This past week has been very relaxed here on the Hill. Because of the holiday and shortened week, we were not in session at all, which means fewer suites, fewer meetings, and an overall calmer office. Because of the quieter work environment, this week has given me the chance to get to know the other interns in the office better and feel a little more comfortable in the office. During my down time and not-so-crazy days, I’ve been able to do a bit of exploring both on and off the Hill. Check out this picture of me representing Brandeis in front of the beautiful portrait of former President Barack Obama!
The interns in my office also took this week to check out the best view in all of DC: the Speaker’s Balcony. Did you really do a Hill internship if you don’t have a picture like this?! Hint: the answer is no.
Besides my DC explorations, my time at my internship has allowed me to better understand the behind the scenes process of the federal government and how change really happens. The overall goal of any member of Congress or the Senate lies in the concept spoken by Abraham Lincoln, “that government [should be] of the people, by the people, for the people…” Working for Congresswoman Clark, I have seen firsthand how a member uses their power and their beliefs to mold our country for the better.
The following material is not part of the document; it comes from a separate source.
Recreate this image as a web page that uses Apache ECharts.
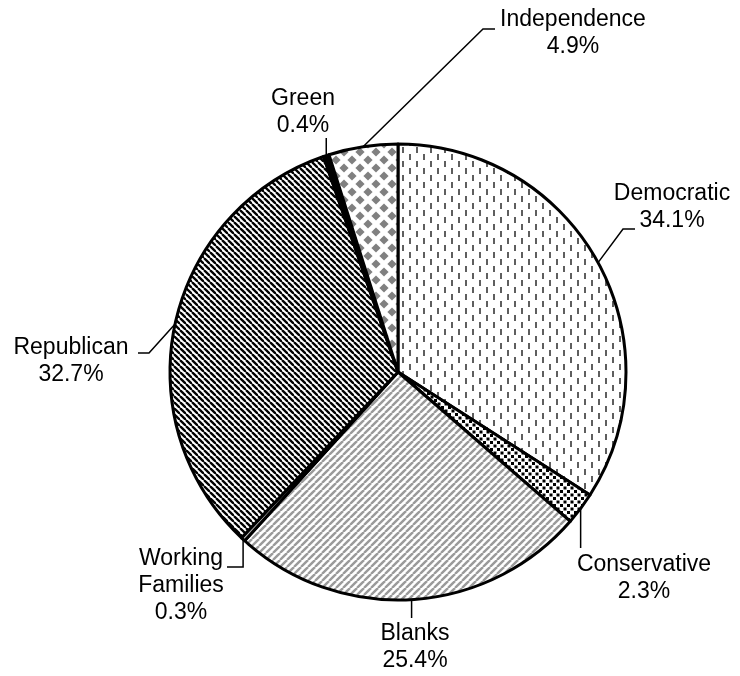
<!DOCTYPE html>
<html><head><meta charset="utf-8">
<script src="https://cdn.jsdelivr.net/npm/echarts@6/dist/echarts.min.js"></script>
<style>html,body{margin:0;padding:0;background:#fff}#c{width:740px;height:676px}</style>
</head><body><div id="c"></div>
<script>
// ---- data ----
const categories = ['Democratic','Conservative','Blanks','Working Families','Republican','Green','Independence'];
const shares = [34.1, 2.3, 25.4, 0.3, 32.7, 0.4, 4.9];

// ---- layout (positions, not data) ----
const CX = 398, CY = 372, R = 228;
const labelSpots = {
  'Democratic':       {x: 672, y: 207, line: [[623, 229], [635, 229]]},
  'Conservative':     {x: 644, y: 578, line: [[null, 548]]},
  'Blanks':           {x: 415, y: 647, line: [[null, 618]]},
  'Working Families': {x: 181, y: 586, line: [[null, 567], [227, 567]]},
  'Republican':       {x: 71,  y: 361, line: [[149, 353], [138, 353]]},
  'Green':            {x: 303, y: 112, line: [[null, 138]]},
  'Independence':     {x: 573, y: 33,  line: [[483, 29], [495, 29]]}
};

function makePattern(w, h, draw) {
  const c = document.createElement('canvas');
  c.width = w; c.height = h;
  const g = c.getContext('2d');
  g.fillStyle = '#fff'; g.fillRect(0, 0, w, h);
  draw(g, w, h);
  return {image: c, repeat: 'repeat'};
}
function diag(g, w, color, lw, dir) {
  g.strokeStyle = color; g.lineWidth = lw;
  for (let k = -1; k <= 1; k++) {
    g.beginPath();
    if (dir === '/') { g.moveTo(k * w, w); g.lineTo(k * w + w, 0); }
    else { g.moveTo(k * w, 0); g.lineTo(k * w + w, w); }
    g.stroke();
  }
}
const fills = [
  makePattern(14, 14, g => { g.fillStyle = '#5e5e5e'; g.fillRect(3, 0, 2, 6); g.fillRect(10, 7, 2, 6); }),
  makePattern(7, 7, g => { g.fillStyle = '#000'; g.fillRect(0, 0, 3, 3); g.fillRect(3.5, 3.5, 3, 3); }),
  makePattern(7, 7, (g, w) => diag(g, w, '#9a9a9a', 2.4, '/')),
  '#b0b0b0',
  makePattern(6, 6, (g, w) => diag(g, w, '#000', 2.3, '\\')),
  '#000',
  makePattern(16, 16, g => {
    g.fillStyle = '#808080';
    const dia = (x, y, r) => { g.beginPath(); g.moveTo(x, y - r); g.lineTo(x + r, y); g.lineTo(x, y + r); g.lineTo(x - r, y); g.closePath(); g.fill(); };
    dia(8, 8, 4.6); dia(0, 0, 4.6); dia(16, 0, 4.6); dia(0, 16, 4.6); dia(16, 16, 4.6);
  })
];

const total = shares.reduce((a, b) => a + b, 0);
function edgePoint(i) {
  let cum = 0;
  for (let k = 0; k < i; k++) cum += shares[k];
  const a = (cum + shares[i] / 2) / total * 2 * Math.PI;
  return [CX + R * Math.sin(a), CY - R * Math.cos(a)];
}

const chart = echarts.init(document.getElementById('c'), null, {renderer: 'canvas'});
chart.setOption({
  backgroundColor: '#fff',
  animation: false,
  series: [{
    type: 'pie',
    center: [CX, CY],
    radius: R,
    startAngle: 90,
    clockwise: true,
    avoidLabelOverlap: false,
    emphasis: {disabled: true},
    itemStyle: {borderColor: '#000', borderWidth: 3},
    data: categories.map((n, i) => ({name: n, value: shares[i], itemStyle: {color: fills[i]}})),
    label: {
      show: true, position: 'outside', color: '#000',
      fontSize: 23, lineHeight: 27, align: 'center',
      fontFamily: '"Liberation Sans", Arial, sans-serif',
      formatter: p => p.name.replace(' ', '\n') + '\n' + p.value + '%'
    },
    labelLine: {show: true, length: 10, length2: 10, lineStyle: {color: '#000', width: 1.5}},
    labelLayout: function (p) {
      const name = categories[p.dataIndex];
      const s = labelSpots[name];
      const e = edgePoint(p.dataIndex);
      const pts = [e];
      s.line.forEach(pt => pts.push([pt[0] == null ? e[0] : pt[0], pt[1]]));
      return {x: s.x, y: s.y, align: 'center', verticalAlign: 'middle', labelLinePoints: pts};
    }
  }]
});
</script>
</body></html>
Consider the words written by our founding fathers in the Constitution: “We the People of the United States, in Order to form a more perfect Union, establish Justice, insure domestic Tranquility, provide for the common defense, promote the general Welfare, and secure the Blessings of Liberty to ourselves and our Posterity, do ordain and establish this Constitution for the United States of America.”
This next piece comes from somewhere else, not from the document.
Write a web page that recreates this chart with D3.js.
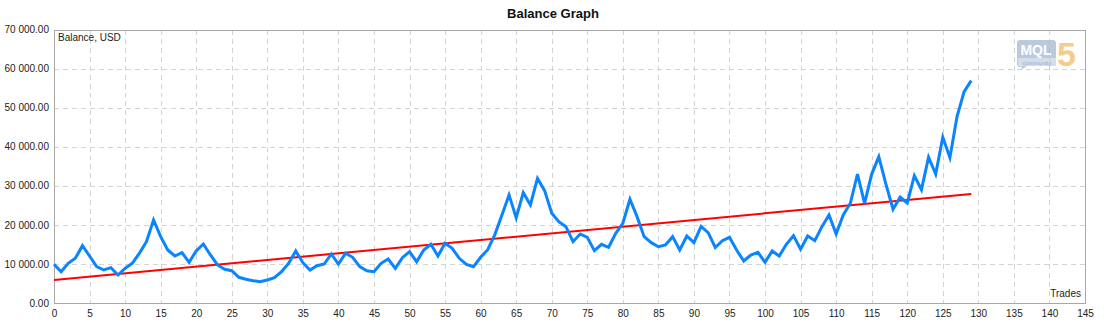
<!DOCTYPE html>
<html>
<head>
<meta charset="utf-8">
<script src="https://cdn.jsdelivr.net/npm/d3@7"></script>
<style>
  html, body { margin: 0; padding: 0; background: #fff; }
  svg { display: block; font-family: "Liberation Sans", Arial, sans-serif; }
</style>
</head>
<body>
<svg id="chart" width="1104" height="328"></svg>
<script>
// Account balance after each closed trade
const balance = [
  9900, 8000, 10150, 11440, 14680, 12030, 9300, 8450, 9040, 7170,
  8880, 10160, 12720, 15700, 21250, 16980, 13570, 12030, 12880, 10420,
  13350, 15100, 12290, 9730, 8630, 8270, 6580, 6070, 5710, 5460,
  5890, 6480, 8010, 10160, 13310, 10320, 8450, 9550, 9980, 12540,
  9980, 12720, 11700, 9300, 8270, 8010, 10160, 11260, 8880, 11600,
  13130, 10570, 13570, 15020, 12030, 15280, 14000, 11440, 9900, 9300,
  11700, 13650, 17500, 22500, 27650, 21800, 28240, 25090, 31920, 28750,
  22960, 20820, 19540, 15700, 17660, 16820, 13390, 15020, 14260, 17840,
  20400, 26550, 22100, 16980, 15440, 14410, 14850, 16980, 13570, 17150,
  15440, 19600, 18000, 14200, 15950, 16820, 13570, 10750, 12290, 12980,
  10420, 13310, 12030, 15020, 17230, 13740, 17150, 15950, 19540, 22530,
  17660, 22530, 25520, 33020, 25520, 33000, 37450, 30400, 24000, 27100,
  25600, 32600, 29000, 37300, 33000, 42420, 37200, 47690, 54100, 56910
];

// Linear trend of the balance: [trade, value] at both ends
const trendTrades = [0, 129];
const trendValues = [5900, 27900];

// Axis tick values
const xTicks = [0,5,10,15,20,25,30,35,40,45,50,55,60,65,70,75,80,85,90,95,100,105,110,115,120,125,130,135,140,145];
const yTicks = [0, 10000, 20000, 30000, 40000, 50000, 60000, 70000];

const title = "Balance Graph";
const yTitle = "Balance, USD";
const xTitle = "Trades";

const svg = d3.select("#chart");
const plotL = 54, plotR = 1085, plotT = 29.5, plotB = 303;

const x = d3.scaleLinear().domain([0, 145]).range([plotL, plotR]);
const y = d3.scaleLinear().domain([0, 70000]).range([plotB, plotT]);

const fmt = v => d3.format(",.2f")(v).replace(/,/g, " ");

// dashed grid
const grid = svg.append("g").attr("stroke", "#d4d4d4").attr("stroke-width", 1)
  .attr("stroke-dasharray", "5,4").attr("shape-rendering", "crispEdges");
grid.selectAll("line.v").data(xTicks.slice(1, -1)).join("line")
  .attr("x1", d => Math.round(x(d)) + 0.5).attr("x2", d => Math.round(x(d)) + 0.5)
  .attr("y1", plotT).attr("y2", plotB);
grid.selectAll("line.h").data(yTicks.slice(1, -1)).join("line")
  .attr("y1", d => Math.round(y(d)) + 0.5).attr("y2", d => Math.round(y(d)) + 0.5)
  .attr("x1", plotL).attr("x2", plotR);

// plot frame
svg.append("rect")
  .attr("x", plotL + 0.5).attr("y", Math.round(plotT) + 0.5)
  .attr("width", plotR - plotL).attr("height", plotB - Math.round(plotT))
  .attr("fill", "none").attr("stroke", "#a8a8a8").attr("shape-rendering", "crispEdges");

// axes labels via d3 axes (no tick marks or domain)
const xAxis = svg.append("g").attr("transform", `translate(0,${plotB})`)
  .call(d3.axisBottom(x).tickValues(xTicks).tickSize(0).tickPadding(7).tickFormat(d3.format("d")));
xAxis.select(".domain").remove();
xAxis.selectAll("text").attr("font-size", 10).attr("fill", "#222")
  .attr("font-family", "Liberation Sans, Arial, sans-serif");

const yAxis = svg.append("g").attr("transform", `translate(${plotL},0)`)
  .call(d3.axisLeft(y).tickValues(yTicks).tickSize(0).tickPadding(5).tickFormat(fmt));
yAxis.select(".domain").remove();
yAxis.selectAll("text").attr("font-size", 10).attr("fill", "#222")
  .attr("font-family", "Liberation Sans, Arial, sans-serif");

// titles
svg.append("text").attr("x", 553).attr("y", 18).attr("text-anchor", "middle")
  .attr("font-size", 13).attr("font-weight", "bold").attr("fill", "#111").text(title);
svg.append("text").attr("x", 58).attr("y", 41).attr("font-size", 10).attr("fill", "#222").text(yTitle);
svg.append("text").attr("x", 1081).attr("y", 297).attr("text-anchor", "end")
  .attr("font-size", 10).attr("fill", "#222").text(xTitle);

// community logo
const logo = svg.append("g").attr("opacity", 0.7);
logo.append("path")
  .attr("d", "M1020,40 h33 a3,3 0 0 1 3,3 v20 a3,3 0 0 1 -3,3 h-26 l-6,4 l1,-4 a3,3 0 0 1 -5,-3 v-20 a3,3 0 0 1 3,-3 z")
  .attr("fill", "#9fb3d0");
logo.append("rect").attr("x", 1018).attr("y", 58).attr("width", 38).attr("height", 8).attr("fill", "#c2d0e4");
logo.append("text").attr("x", 1036).attr("y", 55).attr("text-anchor", "middle")
  .attr("font-size", 14).attr("font-weight", "bold").attr("fill", "#fff").text("MQL");
logo.append("text").attr("x", 1037).attr("y", 64.5).attr("text-anchor", "middle")
  .attr("font-size", 6).attr("fill", "#6f8ab5").text("community");
logo.append("text").attr("x", 1057).attr("y", 65.5).attr("font-size", 34).attr("font-weight", "bold")
  .attr("fill", "#f0b95c").text("5");

// trend line
svg.append("path")
  .datum(trendTrades.map((t, i) => [t, trendValues[i]]))
  .attr("d", d3.line().x(d => x(d[0])).y(d => y(d[1])))
  .attr("fill", "none").attr("stroke", "#ff0000").attr("stroke-width", 2);

// balance line
svg.append("path")
  .datum(balance)
  .attr("d", d3.line().x((d, i) => x(i)).y(d => y(d)))
  .attr("fill", "none").attr("stroke", "#0a84ff").attr("stroke-width", 3)
  .attr("stroke-linejoin", "miter");
</script>
</body>
</html>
That description is the exact social justice goal of the government, of any member, any staffer, and even any intern. This is then accomplished through understanding all aspects of our country, and then sponsoring, cosponsoring, opposing, and amending legislation that may affect those different aspects. For example, a bill that recently passed both the House and the Senate called the Farm Bill threatened cutting food stamps (the SNAP program), among many other things it achieves. The Senate version that was passed amended that part of the bill so the SNAP program is protected. The House will then have to vote again on the Senate version of the bill, and I, among others, hope that the SNAP program remains protected. This is just one example of different views and changes that could happen when trying to enact a piece of legislation. The different parties and members have diverse priorities that create tension but also awareness of issues that need to be considered.
Overall, the legislative process is incredibly complicated and unpredictable, which makes explaining it in a short blog nearly impossible. But one day an intern could be doing research of a recently introduced bill, next the member may cosponsor it, and after moving through committee it could get passed through the House! But the likelihood of it ever going that smoothly is incredibly slim. If you are interested in understanding the craziness that occurs in the legislation process, I recommend you read “The Dance of Legislation” by Eric Redman. It does a better job than I can ever do describing the uncertainty yet significant steps of the process.
While many of the ideals in government of creating the best America we can stands true for almost every government official, the different views of how they should be enacted between parties makes achieving these goals very difficult. I have been very lucky to be given the opportunity to see this social justice work with a member whose ideals align with my own, but I cannot emphasize enough how getting anything done in government is no easy task. But something I always try to highlight is if you want to see change, call your representative, share your thoughts, and who knows, maybe I’ll pick up!